▶ _Dataset excerpt_:

## START

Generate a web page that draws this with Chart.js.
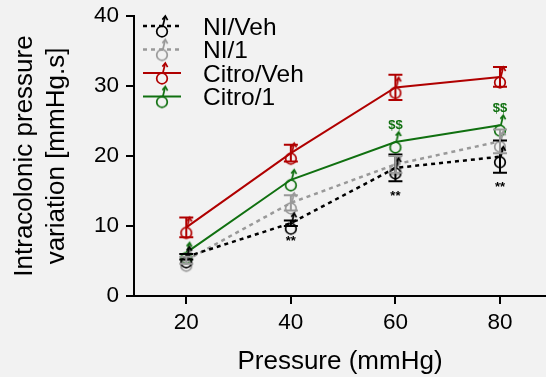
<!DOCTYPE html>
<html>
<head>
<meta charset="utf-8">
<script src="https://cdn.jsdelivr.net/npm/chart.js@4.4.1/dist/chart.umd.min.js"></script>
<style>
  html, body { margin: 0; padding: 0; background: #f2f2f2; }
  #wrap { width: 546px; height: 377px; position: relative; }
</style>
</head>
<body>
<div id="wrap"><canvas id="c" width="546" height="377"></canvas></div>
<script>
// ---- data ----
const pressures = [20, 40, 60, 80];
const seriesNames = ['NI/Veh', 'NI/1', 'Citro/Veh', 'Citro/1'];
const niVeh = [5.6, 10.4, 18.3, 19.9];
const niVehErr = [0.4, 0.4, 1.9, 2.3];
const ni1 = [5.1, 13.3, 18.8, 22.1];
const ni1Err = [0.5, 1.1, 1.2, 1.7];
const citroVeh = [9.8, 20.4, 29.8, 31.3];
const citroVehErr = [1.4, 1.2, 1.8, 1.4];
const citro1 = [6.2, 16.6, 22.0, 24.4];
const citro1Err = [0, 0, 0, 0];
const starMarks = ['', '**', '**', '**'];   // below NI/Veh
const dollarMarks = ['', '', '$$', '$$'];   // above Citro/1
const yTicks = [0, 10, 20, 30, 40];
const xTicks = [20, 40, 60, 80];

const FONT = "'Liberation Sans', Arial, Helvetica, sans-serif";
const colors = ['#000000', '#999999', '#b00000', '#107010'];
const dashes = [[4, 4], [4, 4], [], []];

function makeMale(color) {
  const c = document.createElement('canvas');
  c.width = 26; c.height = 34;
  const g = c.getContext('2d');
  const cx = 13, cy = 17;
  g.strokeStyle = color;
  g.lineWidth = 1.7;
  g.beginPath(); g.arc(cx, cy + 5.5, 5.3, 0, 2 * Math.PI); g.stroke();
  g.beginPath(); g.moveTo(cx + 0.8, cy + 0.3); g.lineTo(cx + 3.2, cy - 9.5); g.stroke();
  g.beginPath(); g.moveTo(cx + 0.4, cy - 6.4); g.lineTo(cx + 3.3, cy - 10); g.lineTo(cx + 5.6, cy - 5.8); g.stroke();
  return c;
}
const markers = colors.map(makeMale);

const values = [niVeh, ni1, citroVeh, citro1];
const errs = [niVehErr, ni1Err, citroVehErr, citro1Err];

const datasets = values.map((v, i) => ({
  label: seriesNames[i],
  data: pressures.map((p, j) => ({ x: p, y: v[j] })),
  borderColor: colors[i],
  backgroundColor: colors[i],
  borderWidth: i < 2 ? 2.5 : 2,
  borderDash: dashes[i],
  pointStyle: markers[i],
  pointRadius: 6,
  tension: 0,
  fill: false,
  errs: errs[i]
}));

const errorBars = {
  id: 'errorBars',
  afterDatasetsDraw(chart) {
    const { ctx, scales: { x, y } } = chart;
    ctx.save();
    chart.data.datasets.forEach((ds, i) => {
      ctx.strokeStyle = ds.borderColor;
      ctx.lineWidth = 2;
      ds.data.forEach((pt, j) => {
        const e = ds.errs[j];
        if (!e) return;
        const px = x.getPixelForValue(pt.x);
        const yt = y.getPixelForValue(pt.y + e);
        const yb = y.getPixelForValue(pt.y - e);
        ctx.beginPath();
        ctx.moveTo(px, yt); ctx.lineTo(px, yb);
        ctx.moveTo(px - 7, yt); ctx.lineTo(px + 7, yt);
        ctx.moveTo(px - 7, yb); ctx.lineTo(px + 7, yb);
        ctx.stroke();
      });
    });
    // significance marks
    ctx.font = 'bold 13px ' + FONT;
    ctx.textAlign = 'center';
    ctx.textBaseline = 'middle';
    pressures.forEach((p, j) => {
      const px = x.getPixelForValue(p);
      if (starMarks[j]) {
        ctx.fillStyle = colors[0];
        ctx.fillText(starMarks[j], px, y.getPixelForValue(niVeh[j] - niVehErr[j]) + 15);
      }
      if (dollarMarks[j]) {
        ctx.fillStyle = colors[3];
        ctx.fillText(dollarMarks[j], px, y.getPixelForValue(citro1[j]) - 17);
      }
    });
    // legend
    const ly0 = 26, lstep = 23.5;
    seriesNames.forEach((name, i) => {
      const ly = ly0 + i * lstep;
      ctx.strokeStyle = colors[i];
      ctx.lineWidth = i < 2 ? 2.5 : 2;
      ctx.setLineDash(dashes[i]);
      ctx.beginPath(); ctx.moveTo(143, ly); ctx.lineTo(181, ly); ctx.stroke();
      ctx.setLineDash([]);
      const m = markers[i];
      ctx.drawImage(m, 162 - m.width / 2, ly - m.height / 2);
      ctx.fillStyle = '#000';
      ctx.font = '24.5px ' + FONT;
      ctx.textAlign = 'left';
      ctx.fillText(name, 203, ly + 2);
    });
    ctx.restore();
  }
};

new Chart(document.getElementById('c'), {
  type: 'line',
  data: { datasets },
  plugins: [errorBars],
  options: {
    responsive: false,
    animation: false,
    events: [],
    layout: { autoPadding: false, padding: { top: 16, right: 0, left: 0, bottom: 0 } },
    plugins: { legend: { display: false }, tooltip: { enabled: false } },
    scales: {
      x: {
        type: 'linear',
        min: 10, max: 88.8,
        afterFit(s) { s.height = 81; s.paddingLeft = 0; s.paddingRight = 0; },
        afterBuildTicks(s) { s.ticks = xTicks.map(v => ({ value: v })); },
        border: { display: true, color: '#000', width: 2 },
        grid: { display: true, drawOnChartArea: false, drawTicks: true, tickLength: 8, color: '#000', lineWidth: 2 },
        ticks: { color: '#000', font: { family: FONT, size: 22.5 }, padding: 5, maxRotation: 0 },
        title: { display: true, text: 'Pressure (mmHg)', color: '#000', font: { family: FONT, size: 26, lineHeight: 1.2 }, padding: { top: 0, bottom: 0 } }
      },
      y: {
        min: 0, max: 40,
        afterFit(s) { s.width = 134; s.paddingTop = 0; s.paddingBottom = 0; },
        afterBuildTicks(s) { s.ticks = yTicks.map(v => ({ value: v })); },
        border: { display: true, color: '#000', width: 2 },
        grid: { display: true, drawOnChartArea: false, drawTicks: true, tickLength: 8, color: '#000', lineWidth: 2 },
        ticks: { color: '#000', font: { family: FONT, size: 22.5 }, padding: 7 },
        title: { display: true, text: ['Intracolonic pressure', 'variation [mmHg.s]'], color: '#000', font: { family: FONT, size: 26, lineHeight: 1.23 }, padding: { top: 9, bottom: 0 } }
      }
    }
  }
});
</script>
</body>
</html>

## END

▶ _Task to carry out_:
Reproduce the data above word for word from its first line through the line that holds "const xTicks = [20, 40, 60, 80];", both ends included; skip pictures.

▶ _The response_:
Generate a web page that draws this with Chart.js.
<!DOCTYPE html>
<html>
<head>
<meta charset="utf-8">
<script src="https://cdn.jsdelivr.net/npm/chart.js@4.4.1/dist/chart.umd.min.js"></script>
<style>
  html, body { margin: 0; padding: 0; background: #f2f2f2; }
  #wrap { width: 546px; height: 377px; position: relative; }
</style>
</head>
<body>
<div id="wrap"><canvas id="c" width="546" height="377"></canvas></div>
<script>
// ---- data ----
const pressures = [20, 40, 60, 80];
const seriesNames = ['NI/Veh', 'NI/1', 'Citro/Veh', 'Citro/1'];
const niVeh = [5.6, 10.4, 18.3, 19.9];
const niVehErr = [0.4, 0.4, 1.9, 2.3];
const ni1 = [5.1, 13.3, 18.8, 22.1];
const ni1Err = [0.5, 1.1, 1.2, 1.7];
const citroVeh = [9.8, 20.4, 29.8, 31.3];
const citroVehErr = [1.4, 1.2, 1.8, 1.4];
const citro1 = [6.2, 16.6, 22.0, 24.4];
const citro1Err = [0, 0, 0, 0];
const starMarks = ['', '**', '**', '**'];   // below NI/Veh
const dollarMarks = ['', '', '$$', '$$'];   // above Citro/1
const yTicks = [0, 10, 20, 30, 40];
const xTicks = [20, 40, 60, 80];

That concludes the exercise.